Si el 15M fue un movimiento social que politizó a la juventud, en la actualidad vivimos un abandono de la protesta, por el ciclo electoral y la apuesta de las burocracias sindicales y partidistas de frenar el impulso a la movilización popular, esperando que las elecciones supongan un oportunidad para integrar a Podemos en el sistema partidista. Pero las necesidades materiales de los y las jóvenes no se van a conquistar en las urnas, porque las instituciones del sistema capitalista, por mucho que Pablo Iglesias quiera olvidarse de las lecturas “estructuralistas”, sirven para asegurar la tasa media de ganancia de capital (5% durante el siglo XX) y para muestra lo que ha hecho Tsipras tras el chantaje que sabía iba a encontrarse por parte de las instituciones europeas. Recordemos; la UE es una estructura creada para que ganen Alemania y sus bancos.
La política debe impregnar la vida cotidiana, pero nos encontramos aislados, los espacios públicos han sido privatizados y el miedo predomina en las relaciones sociales. Antes hablábamos del drama de la juventud, que siente una necesidad de vivir y una personalidad no realizada porque el miedo paraliza, destruye, separándonos a cada una mediante murallas de desconfianza.
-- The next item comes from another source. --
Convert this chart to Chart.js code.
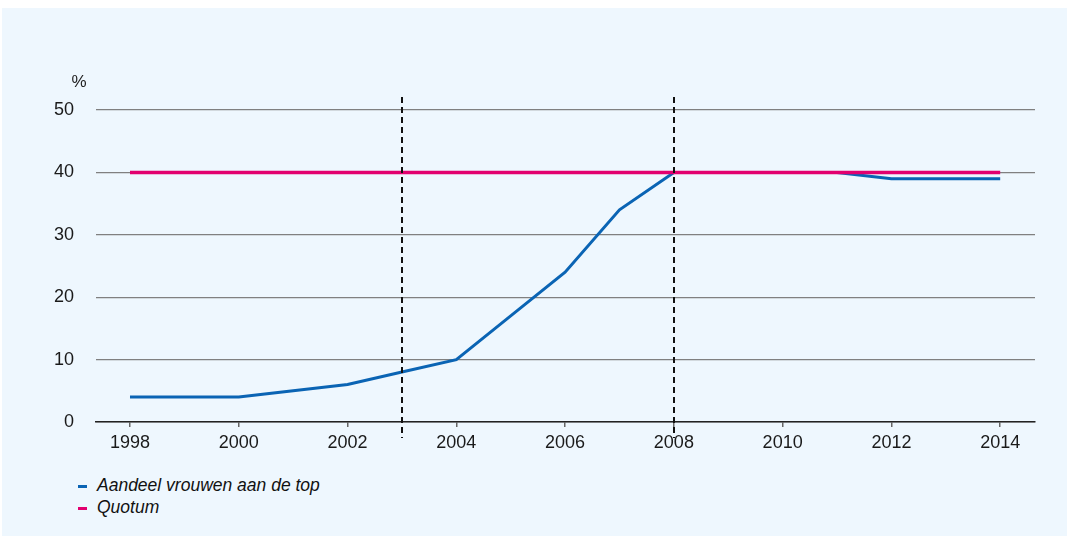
<!DOCTYPE html>
<html>
<head>
<meta charset="utf-8">
<script src="https://cdn.jsdelivr.net/npm/chart.js@4"></script>
<style>
  body { margin: 0; background: #fff; font-family: "Liberation Sans", Arial, sans-serif; }
  #panel { position: absolute; left: 2px; top: 8px; width: 1065px; height: 528px; background: #eef7fe; }
  #wrap { position: absolute; left: 0; top: 0; width: 1067px; height: 460px; }
  .legend { position: absolute; left: 78px; font-size: 17.5px; font-style: italic; color: #111; }
  .legend span { display: inline-block; width: 9px; height: 3px; margin-right: 10px; vertical-align: middle; }
</style>
</head>
<body>
<div id="panel"></div>
<div id="wrap"><canvas id="ChartQuotum"></canvas></div>
<div class="legend" style="top:475px"><span style="background:#0a64b4"></span>Aandeel vrouwen aan de top</div>
<div class="legend" style="top:497px"><span style="background:#e2006f"></span>Quotum</div>
<script>
const jaren = [1998, 1999, 2000, 2001, 2002, 2003, 2004, 2005, 2006, 2007, 2008, 2009, 2010, 2011, 2012, 2013, 2014];
const aandeelVrouwen = [4, 4, 4, 5, 6, 8, 10, 17, 24, 34, 40, 40, 40, 40, 39, 39, 39];
const quotum = [40, 40, 40, 40, 40, 40, 40, 40, 40, 40, 40, 40, 40, 40, 40, 40, 40];
const xTickLabels = [1998, 2000, 2002, 2004, 2006, 2008, 2010, 2012, 2014];
const yTickLabels = [0, 10, 20, 30, 40, 50];
const markeringen = [2003, 2008];

const toPoints = (vals) => vals.map((v, i) => ({ x: jaren[i], y: v }));

// dashed verticals + "%" label
const extraPlugin = {
    id: 'extra',
    afterDatasetsDraw(chart) {
        const ctx = chart.ctx;
        const xs = chart.scales.x;
        const area = chart.chartArea;
        ctx.save();
        ctx.strokeStyle = '#111';
        ctx.lineWidth = 2;
        ctx.setLineDash([6, 4]);
        markeringen.forEach(j => {
            const px = Math.round(xs.getPixelForValue(j));
            ctx.beginPath();
            ctx.moveTo(px, area.top - 13);
            ctx.lineTo(px, area.bottom + 16);
            ctx.stroke();
        });
        ctx.setLineDash([]);
        ctx.fillStyle = '#222';
        ctx.font = '17px "Liberation Sans", Arial, sans-serif';
        ctx.textAlign = 'center';
        ctx.textBaseline = 'middle';
        ctx.fillText('%', area.left - 17, area.top - 28);
        ctx.restore();
    }
};

const ctx = document.getElementById('ChartQuotum').getContext('2d');
const chartQuotum = new Chart(ctx, {
    type: 'line',
    data: {
        datasets: [{
            label: 'Aandeel vrouwen aan de top',
            data: toPoints(aandeelVrouwen),
            borderColor: '#0a64b4',
            borderWidth: 3,
            pointRadius: 0,
            tension: 0,
            order: 1
        },
        {
            label: 'Quotum',
            data: toPoints(quotum),
            borderColor: '#e2006f',
            borderWidth: 3.5,
            pointRadius: 0,
            tension: 0,
            order: 0
        }]
    },
    options: {
        responsive: true,
        maintainAspectRatio: false,
        animation: false,
        layout: {
            padding: { top: 110, right: 32, bottom: 8, left: 0 }
        },
        plugins: {
            legend: { display: false },
            tooltip: { enabled: false }
        },
        scales: {
            x: {
                type: 'linear',
                min: 1997.375,
                max: 2014.64,
                afterBuildTicks: (scale) => {
                    scale.ticks = xTickLabels.map(v => ({ value: v }));
                },
                afterFit: (scale) => { scale.height = 30; },
                ticks: {
                    color: '#1a1a1a',
                    font: { family: '"Liberation Sans", Arial, sans-serif', size: 18 },
                    padding: 5,
                    maxRotation: 0,
                    callback: (v) => String(v)
                },
                grid: {
                    drawOnChartArea: false,
                    drawTicks: true,
                    tickLength: 5,
                    color: '#666',
                    lineWidth: 1.5
                },
                border: { color: '#222', width: 1.5 }
            },
            y: {
                min: 0,
                max: 50,
                afterBuildTicks: (scale) => {
                    scale.ticks = yTickLabels.map(v => ({ value: v }));
                },
                afterFit: (scale) => { scale.width = 96; },
                ticks: {
                    color: '#1a1a1a',
                    font: { family: '"Liberation Sans", Arial, sans-serif', size: 18 },
                    padding: 22
                },
                grid: {
                    color: '#808080',
                    lineWidth: 1.3,
                    drawTicks: false
                },
                border: { display: false }
            }
        }
    },
    plugins: [extraPlugin]
});
</script>
</body>
</html>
A la defensiva; la vigilancia y el control, los prejuicios y las habladurías. Todos decimos que no nos importa lo que piensan los demás, sabiendo que no es verdad. Nosotros somos significados por el otro; cuando, por ejemplo, alguien nos llama ni-ni, por un momento sentimos la sanción del lenguaje, que a veces se nota en el reflejo involuntario del rostro pero que dentro experimentamos como una breve e incontrolada punzada, como si durante unos instantes nosotros mismos hubiéramos creído ser ese ni-ni que tan mal visto está por la gente.
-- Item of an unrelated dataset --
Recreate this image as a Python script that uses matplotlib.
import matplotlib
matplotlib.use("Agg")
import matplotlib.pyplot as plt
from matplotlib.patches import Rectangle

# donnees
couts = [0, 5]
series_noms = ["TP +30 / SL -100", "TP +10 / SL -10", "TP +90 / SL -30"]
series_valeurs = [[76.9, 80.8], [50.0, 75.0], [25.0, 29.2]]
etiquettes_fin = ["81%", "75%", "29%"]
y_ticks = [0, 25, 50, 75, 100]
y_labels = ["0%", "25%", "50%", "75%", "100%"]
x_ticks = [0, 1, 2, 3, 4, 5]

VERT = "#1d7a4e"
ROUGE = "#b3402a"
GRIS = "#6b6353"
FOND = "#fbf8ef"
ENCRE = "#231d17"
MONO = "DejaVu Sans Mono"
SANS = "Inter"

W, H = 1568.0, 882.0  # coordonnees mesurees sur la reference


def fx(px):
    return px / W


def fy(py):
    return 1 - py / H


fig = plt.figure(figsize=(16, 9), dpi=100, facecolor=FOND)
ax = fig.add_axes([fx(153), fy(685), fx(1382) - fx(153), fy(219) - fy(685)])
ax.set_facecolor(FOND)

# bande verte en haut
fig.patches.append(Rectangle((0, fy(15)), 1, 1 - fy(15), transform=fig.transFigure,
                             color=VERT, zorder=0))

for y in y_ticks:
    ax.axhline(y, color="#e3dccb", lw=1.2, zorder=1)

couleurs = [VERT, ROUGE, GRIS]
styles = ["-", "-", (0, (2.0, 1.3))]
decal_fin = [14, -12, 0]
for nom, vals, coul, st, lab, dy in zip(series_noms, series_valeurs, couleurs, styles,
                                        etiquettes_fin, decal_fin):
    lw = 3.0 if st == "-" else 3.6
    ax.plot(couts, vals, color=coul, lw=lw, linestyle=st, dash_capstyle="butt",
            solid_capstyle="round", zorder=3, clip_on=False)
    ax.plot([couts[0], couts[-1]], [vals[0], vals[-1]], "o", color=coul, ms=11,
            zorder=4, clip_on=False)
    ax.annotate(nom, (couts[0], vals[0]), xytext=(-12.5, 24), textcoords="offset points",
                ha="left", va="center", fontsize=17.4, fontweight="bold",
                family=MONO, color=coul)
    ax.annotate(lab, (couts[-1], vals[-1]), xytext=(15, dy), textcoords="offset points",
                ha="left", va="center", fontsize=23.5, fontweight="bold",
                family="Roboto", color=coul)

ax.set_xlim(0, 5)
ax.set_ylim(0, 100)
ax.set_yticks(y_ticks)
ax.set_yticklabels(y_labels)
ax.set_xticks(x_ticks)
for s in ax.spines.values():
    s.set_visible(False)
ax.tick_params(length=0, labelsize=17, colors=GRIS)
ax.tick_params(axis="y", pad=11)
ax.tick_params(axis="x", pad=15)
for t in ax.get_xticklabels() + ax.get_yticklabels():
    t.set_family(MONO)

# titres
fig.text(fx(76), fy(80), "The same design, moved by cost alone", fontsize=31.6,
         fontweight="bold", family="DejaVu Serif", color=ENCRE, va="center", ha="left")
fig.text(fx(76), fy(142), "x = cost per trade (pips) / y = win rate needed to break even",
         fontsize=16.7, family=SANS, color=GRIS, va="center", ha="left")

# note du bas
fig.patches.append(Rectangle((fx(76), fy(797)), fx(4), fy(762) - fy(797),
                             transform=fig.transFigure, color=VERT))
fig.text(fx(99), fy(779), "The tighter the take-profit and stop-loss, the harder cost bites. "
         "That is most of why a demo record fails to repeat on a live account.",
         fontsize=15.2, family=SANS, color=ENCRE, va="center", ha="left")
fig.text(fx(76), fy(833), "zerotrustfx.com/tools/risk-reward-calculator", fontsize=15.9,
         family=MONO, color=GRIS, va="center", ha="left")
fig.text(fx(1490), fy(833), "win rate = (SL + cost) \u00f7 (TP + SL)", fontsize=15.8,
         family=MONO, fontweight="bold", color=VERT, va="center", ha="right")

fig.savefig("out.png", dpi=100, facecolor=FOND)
Después de todo, nos presentan a los ni-nis como si tuvieran la culpa de algo, cuando en realidad se trata de niños y niñas deprimidas por la necesidad irrealizada de vivir y de ser capaces de planear un futuro. Además, el concepto de trabajo se entiende, a veces, como si sólo englobara el trabajo asalariado. Pero ¿Qué ocurre con las labores domésticas, con los cuidados, el arte, con todo el trabajo no reconocido como tal? Pero estas preguntas las pensamos después de haber recibido la sanción del lenguaje.
No queremos sentirnos mal por actuar en libertad, bajo las condiciones autoritarias de nuestras vidas. Pero para escapar de ellas, mejor sería no recurrir a las salidas fáciles; como la droga por ejemplo, ni la fiesta como escape de una semana dura y exasperante, al igual que la anterior. Tratemos de construir nuestra identidad nosotras mismas sin que nadie venga a significarnos, a decir lo que somos o dejamos de ser. Claro que para eso, antes habríamos de tener cosas en común, deshacernos de estos anclajes que nos sujetan a la desesperación, y conocernos. Una vez que tengamos eso, sólo habremos de tirar abajo todo lo antiguo, todo aquello que impida que creemos las finalidades de la libertad.